For the last six months, the LAPD has been working with Aliso Viejo-based tech company Telogis to develop the software.
Every 30 seconds data will be transmitted using cellular connections to the company’s servers. LAPD watch commanders, command staff and driving trainers can access the reports.
The software can customize scorecards that rate driving safety performance by officer or vehicle.
“We’re really helping departments identify patterns of behavior,” said Gary Oldham, manager of public safety development at Telogis.
Oldham, who spent six years as a police officer with the San Marino and Pasadena police departments in the late 1970s, said agencies could set thresholds that send email or text alerts when an officer or vehicle exceeds them.
For example, the telematics system could send a text message to the watch commander or supervisor on duty when a patrol car’s airbags are deployed to indicating officers were involved in a crash. That could get emergency help to the scene faster, Oldham said.
The law enforcement telematics program could be advantageous for Ford. It discontinued the long-time law enforcement favorite Crown Victoria series in 2011. Ford has partnered with Telogis to pre-install the data-tracking program in its latest series of law enforcement vehicles.

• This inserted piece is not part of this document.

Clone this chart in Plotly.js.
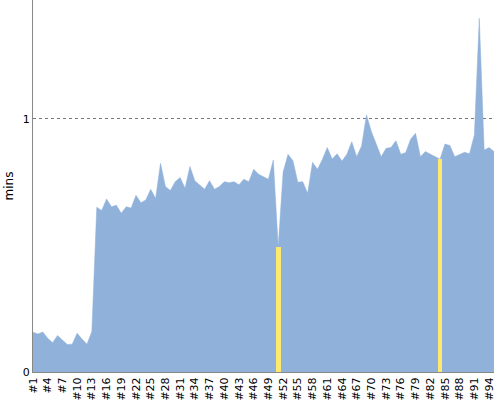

For the last three months, the LAPD has been testing three patrol vehicles on the track simulating high-speed vehicle pursuits to see what data can be pulled. But Gomez said the true test is finding ways to use data from real car chases or when officers are speeding to answer calls.
“If we can change some behavior, if we can empower officers to be better while driving their vehicle, then it’s a worthy endeavor,” he said
Correction: A previous version of this story incorrectly reported that two off-duty LAPD officers died in traffic collisions this year; in fact, it is three off-duty officers.